SeaWorld Build Fought Amid Toxic-Waste Fears


     SAN DIEGO (CN) – SeaWorld San Diego continues to dodge litigation over a planned expansion and how they treat their killer whales and animal trainers, but the theme park showed some teeth in a lawsuit of its own.
     A lawsuit filed in San Diego Superior Court Jan. 4 by a group of citizens who call themselves Save Everyone’s Access named the San Diego theme park’s parent company, Sea World Entertainment, as a defendant. Also sued were the California Coastal Commission and the city of San Diego.
     The group claims to be comprised of “citizens of San Diego working towards keeping oceans, bays, rivers and other waterfronts accessible and safe for the recreational use of citizens and visitors.”
     Save Everyone’s Access claims SeaWorld’s proposed “Blue World” orca tank expansion poses environmental risks from the digging required to build a 40-foot deep underwater viewing gallery.
     The land around SeaWorld and Mission Bay was once a dump used by the city and local aerospace companies and the navy.
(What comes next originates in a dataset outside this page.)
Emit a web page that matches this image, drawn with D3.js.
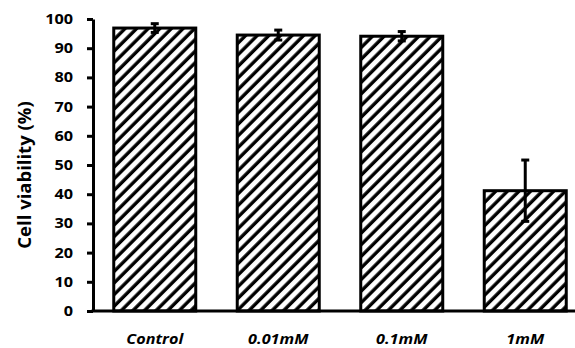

According to the group, chemicals and heavy metals were dumped at the site, sometimes in underground containers but often the substances were dumped on the shores.
     The group notes the South Shores area was categorized as a “class 1 industrial waste site” by the Environmental Protection Agency in 1990, the same category as the Stringfellow Acid Pits in Riverside County.
     Once construction of the Blue World project gets underway, groundwater from the excavation site – likely contaminated from the toxic waste dumped there in the 50s – will be pumped back out into Mission Bay, the group claims.
     SeaWorld did not identify in the Blue World proposal made to the commission how they would prevent toxic releases from the construction project into Mission Bay, Save Everyone’s Access says.
     The group filed an objection to the project with the commission, but SeaWorld’s expansion project was ultimately approved in October with the caveat that the park no longer breed orcas in captivity or transfer whales.
     The commission declined to comment on the lawsuit, as did the city. SeaWorld did not respond to phone and email requests for comment on the new litigation.
     Save Everyone’s Access is represented by Patrick Herman, who said unlike other litigation filed against SeaWorld, this case is brought by people concerned about the environmental impacts the park expansion will have on the San Diego coast.
     Last week, SeaWorld filed a lawsuit of its own in San Diego Superior Court aimed at poking holes in the conditions outlined in the commission’s approval of the Blue World project. SeaWorld claims the commission’s permit approval process became “unhinged” due to pressure from animal rights activists.
     SeaWorld would only receive its expansion permit if it agreed to never breed another orca at its park or transfer other orca to or from the park, so it asked the court to invalidate the commission’s permit decision in the Dec. 29 lawsuit.
     The park said the condition “forces SeaWorld to either agree to the eventual demise of its lawful and federally regulated orca exhibition, or withdraw the permit application and forego the effort to enhance the orca’s habitat, improve the opportunities for scientific research and enrich the visitor experience.”
     SeaWorld claims the commission’s jurisdiction does not extend to the care, breeding or transport of orcas, but only to development along the coast.
     Meanwhile, the San Diego Union Tribune reported this week SeaWorld and state regulators have agreed to settle worker safety citations handed down last year over the park’s supposed failure to protect trainers who worked closely with killer whales.
     The settlement still needs approval by the California Occupational Safety & Health Appeals Board. If approved, it will squash all four citations and fines of nearly $26,000 and require the park to adhere to strict guidelines on interactions between trainers and whales, according to the newspaper.
     Trainers will no longer be allowed to “surf” on top of whales, swim under them or stand on them except when necessary to get out of the park’s medical pool.
     Settlement papers were filed on Dec. 14 following negotiations that began in November, according to Cal/OSHA spokeswoman Erika Monterroza.
     SeaWorld spokesman Dave Koontz said the park is pleased with the appeals board’s decision to withdraw citations and impose conditions “based largely on SeaWorld’s existing safety program.”
     The settlement’s proposed regulations will not likely be noticeable by park goers who attend the Shamu Show: the company put an end to trainers performing in the water with orcas following the 2010 death of trainer Dawn Brancheau, who drowned after being attacked by a whale during a show at the Orlando park.